--- Collected data ---
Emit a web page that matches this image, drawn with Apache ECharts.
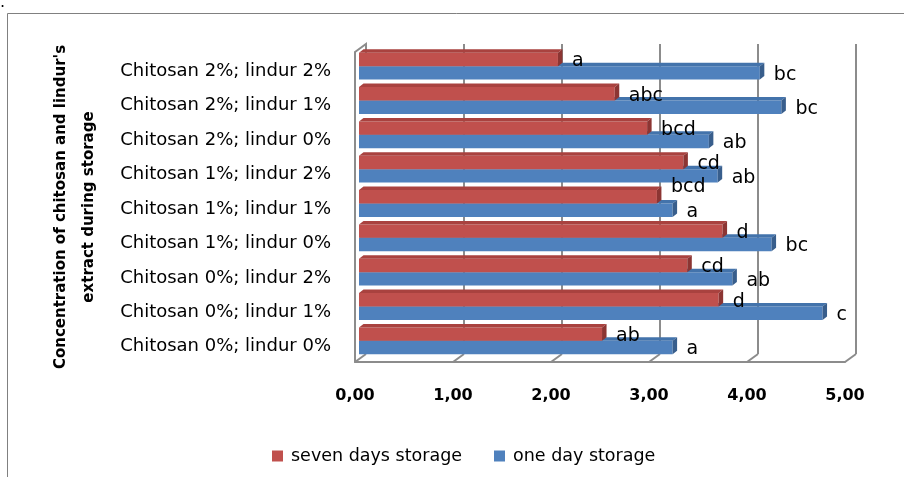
<!DOCTYPE html>
<html>
<head>
<meta charset="utf-8">
<script src="https://cdn.jsdelivr.net/npm/echarts@6/dist/echarts.min.js"></script>
<style>
  html, body { margin: 0; padding: 0; background: #ffffff; }
  #chart { width: 904px; height: 477px; }
</style>
</head>
<body>
<div id="chart"></div>
<script>
// Treatments, listed from the bottom row of the chart to the top row
const categories = [
  'Chitosan 0%; lindur 0%',
  'Chitosan 0%; lindur 1%',
  'Chitosan 0%; lindur 2%',
  'Chitosan 1%; lindur 0%',
  'Chitosan 1%; lindur 1%',
  'Chitosan 1%; lindur 2%',
  'Chitosan 2%; lindur 0%',
  'Chitosan 2%; lindur 1%',
  'Chitosan 2%; lindur 2%'
];
const sevenDays = [2.48, 3.67, 3.35, 3.71, 3.04, 3.31, 2.94, 2.61, 2.03];
const oneDay    = [3.20, 4.73, 3.81, 4.21, 3.20, 3.66, 3.57, 4.31, 4.09];
// Significance letters shown beside each bar
const sevenDaysLetters = ['ab', 'd', 'cd', 'd', 'bcd', 'cd', 'bcd', 'abc', 'a'];
const oneDayLetters    = ['a', 'c', 'ab', 'bc', 'a', 'ab', 'ab', 'bc', 'bc'];
const xTickLabels = ['0,00', '1,00', '2,00', '3,00', '4,00', '5,00'];
const seriesNames = ['seven days storage', 'one day storage'];
const axisTitle = "Concentration of chitosan and lindur's\nextract during storage";

const FONT = '"DejaVu Sans", Verdana, sans-serif';
const GRID_GREY = '#8c8c8c';
// depth offsets of the pseudo-3D box and of the bars
const WALL_DX = 11, WALL_DY = 8;
const BAR_DX = 4.5, BAR_DY = 3.5;

const redFaces  = { front: '#C0504D', top: '#A9423F', side: '#8C3533' };
const blueFaces = { front: '#4F81BD', top: '#4373AB', side: '#385E8C' };
// the "bcd" label of Chitosan 1%; lindur 1% sits higher to clear the blue label below it
const sevenDaysLabelLift = { 4: -12 };

function barRenderer(slot, letters, faces, lift) {
  return function (params, api) {
    const i = params.dataIndex;
    const cat = api.value(1);
    const base = api.coord([0, cat]);
    const tip = api.coord([api.value(0), cat]);
    const band = api.size([0, 1])[1];
    const h = band * 0.39;
    const x0 = base[0], x1 = tip[0];
    const y0 = slot === 0 ? tip[1] - h : tip[1];
    const y1 = y0 + h;
    return {
      type: 'group',
      children: [
        { type: 'rect', shape: { x: x0, y: y0, width: x1 - x0, height: h },
          style: { fill: faces.front } },
        { type: 'polygon', shape: { points: [[x0, y0], [x1, y0], [x1 + BAR_DX, y0 - BAR_DY], [x0 + BAR_DX, y0 - BAR_DY]] },
          style: { fill: faces.top } },
        { type: 'polygon', shape: { points: [[x1, y0], [x1 + BAR_DX, y0 - BAR_DY], [x1 + BAR_DX, y1 - BAR_DY], [x1, y1]] },
          style: { fill: faces.side } },
        { type: 'text', x: x1 + 14, y: (y0 + y1) / 2 + 2 + (lift[i] || 0),
          style: { text: letters[i], fill: '#000000', font: '19px ' + FONT, align: 'left', verticalAlign: 'middle' } }
      ]
    };
  };
}

// Slanted floor ticks and the top edge of the side wall
function frameRenderer(params, api) {
  const kind = api.value(2);
  const p = api.coord([api.value(0), api.value(1)]);
  const pts = kind === 1
    ? [[p[0], p[1]], [p[0] + WALL_DX, p[1] - WALL_DY], [p[0] + WALL_DX, p[1] + 2]]
    : [[p[0], p[1]], [p[0] + WALL_DX, p[1] - WALL_DY]];
  return { type: 'polyline', shape: { points: pts }, style: { stroke: GRID_GREY, lineWidth: 2, fill: null } };
}

const chart = echarts.init(document.getElementById('chart'));

chart.setOption({
  animation: false,
  backgroundColor: '#ffffff',
  graphic: [
    { type: 'rect', shape: { x: 7.5, y: 13.5, width: 900, height: 470 },
      style: { fill: null, stroke: '#808080', lineWidth: 1 } },
    { type: 'text', left: 0, top: -5, style: { text: '.', font: '16px ' + FONT, fill: '#000' } }
  ],
  legend: {
    data: seriesNames,
    left: 267, top: 442,
    icon: 'rect', itemWidth: 11, itemHeight: 11, itemGap: 32,
    textStyle: { fontFamily: FONT, fontSize: 17.5, color: '#000000', padding: [0, 0, 0, 3] }
  },
  grid: [
    // back wall
    { left: 366, top: 44, width: 490, height: 310, outerBoundsMode: 'none' },
    // front edges, value labels and axis title
    { left: 355, top: 52, width: 490, height: 310, outerBoundsMode: 'none' },
    // category labels
    { left: 355, top: 54, width: 490, height: 310, outerBoundsMode: 'none' },
    // bars
    { left: 359, top: 49, width: 490, height: 309, outerBoundsMode: 'none' }
  ],
  xAxis: [
    { gridIndex: 0, type: 'value', min: 0, max: 5, interval: 1,
      axisLine: { show: false }, axisTick: { show: false }, axisLabel: { show: false },
      splitLine: { show: true, showMinLine: false, lineStyle: { color: GRID_GREY, width: 2 } } },
    { gridIndex: 1, type: 'value', min: 0, max: 5, interval: 1,
      axisLine: { show: true, lineStyle: { color: GRID_GREY, width: 2 } },
      axisTick: { show: false }, splitLine: { show: false },
      axisLabel: { margin: 26, color: '#000000', fontFamily: FONT, fontSize: 16, fontWeight: 600,
        formatter: function (v) { return xTickLabels[Math.round(v)]; } } },
    { gridIndex: 2, type: 'value', min: 0, max: 5, show: false },
    { gridIndex: 3, type: 'value', min: 0, max: 5, show: false }
  ],
  yAxis: [
    { gridIndex: 0, type: 'category', data: categories, show: false },
    { gridIndex: 1, type: 'value', min: 0, max: 1,
      axisLine: { show: true, lineStyle: { color: GRID_GREY, width: 2 } },
      axisTick: { show: false }, axisLabel: { show: false }, splitLine: { show: false },
      name: axisTitle, nameLocation: 'middle', nameRotate: 90, nameGap: 252,
      nameTextStyle: { fontFamily: FONT, fontSize: 15, fontWeight: 'bold', color: '#000000', lineHeight: 28, align: 'center' } },
    { gridIndex: 2, type: 'category', data: categories,
      axisLine: { show: false }, axisTick: { show: false }, splitLine: { show: false },
      axisLabel: { margin: 24, color: '#000000', fontFamily: FONT, fontSize: 18 } },
    { gridIndex: 3, type: 'category', data: categories, show: false }
  ],
  series: [
    { type: 'custom', name: 'frame', xAxisIndex: 1, yAxisIndex: 1, z: 1, silent: true,
      data: [[0, 0, 0], [1, 0, 0], [2, 0, 0], [3, 0, 0], [4, 0, 0], [5, 0, 0], [0, 1, 1]],
      renderItem: frameRenderer },
    { type: 'custom', name: seriesNames[1], xAxisIndex: 3, yAxisIndex: 3, z: 2, clip: false,
      itemStyle: { color: blueFaces.front },
      data: oneDay.map(function (v, i) { return [v, i]; }),
      encode: { x: 0, y: 1 },
      renderItem: barRenderer(1, oneDayLetters, blueFaces, {}) },
    { type: 'custom', name: seriesNames[0], xAxisIndex: 3, yAxisIndex: 3, z: 3, clip: false,
      itemStyle: { color: redFaces.front },
      data: sevenDays.map(function (v, i) { return [v, i]; }),
      encode: { x: 0, y: 1 },
      renderItem: barRenderer(0, sevenDaysLetters, redFaces, sevenDaysLabelLift) }
  ]
});
</script>
</body>
</html>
---
#### Task to carry out:
Go from the first line of the data above to the line containing "const BAR_DX = 4.5, BAR_DY = 3.5;" and retype exactly those lines, both included, but none of the pictures.

#### Reply:
Emit a web page that matches this image, drawn with Apache ECharts.
<!DOCTYPE html>
<html>
<head>
<meta charset="utf-8">
<script src="https://cdn.jsdelivr.net/npm/echarts@6/dist/echarts.min.js"></script>
<style>
  html, body { margin: 0; padding: 0; background: #ffffff; }
  #chart { width: 904px; height: 477px; }
</style>
</head>
<body>
<div id="chart"></div>
<script>
// Treatments, listed from the bottom row of the chart to the top row
const categories = [
  'Chitosan 0%; lindur 0%',
  'Chitosan 0%; lindur 1%',
  'Chitosan 0%; lindur 2%',
  'Chitosan 1%; lindur 0%',
  'Chitosan 1%; lindur 1%',
  'Chitosan 1%; lindur 2%',
  'Chitosan 2%; lindur 0%',
  'Chitosan 2%; lindur 1%',
  'Chitosan 2%; lindur 2%'
];
const sevenDays = [2.48, 3.67, 3.35, 3.71, 3.04, 3.31, 2.94, 2.61, 2.03];
const oneDay    = [3.20, 4.73, 3.81, 4.21, 3.20, 3.66, 3.57, 4.31, 4.09];
// Significance letters shown beside each bar
const sevenDaysLetters = ['ab', 'd', 'cd', 'd', 'bcd', 'cd', 'bcd', 'abc', 'a'];
const oneDayLetters    = ['a', 'c', 'ab', 'bc', 'a', 'ab', 'ab', 'bc', 'bc'];
const xTickLabels = ['0,00', '1,00', '2,00', '3,00', '4,00', '5,00'];
const seriesNames = ['seven days storage', 'one day storage'];
const axisTitle = "Concentration of chitosan and lindur's\nextract during storage";

const FONT = '"DejaVu Sans", Verdana, sans-serif';
const GRID_GREY = '#8c8c8c';
// depth offsets of the pseudo-3D box and of the bars
const WALL_DX = 11, WALL_DY = 8;
const BAR_DX = 4.5, BAR_DY = 3.5;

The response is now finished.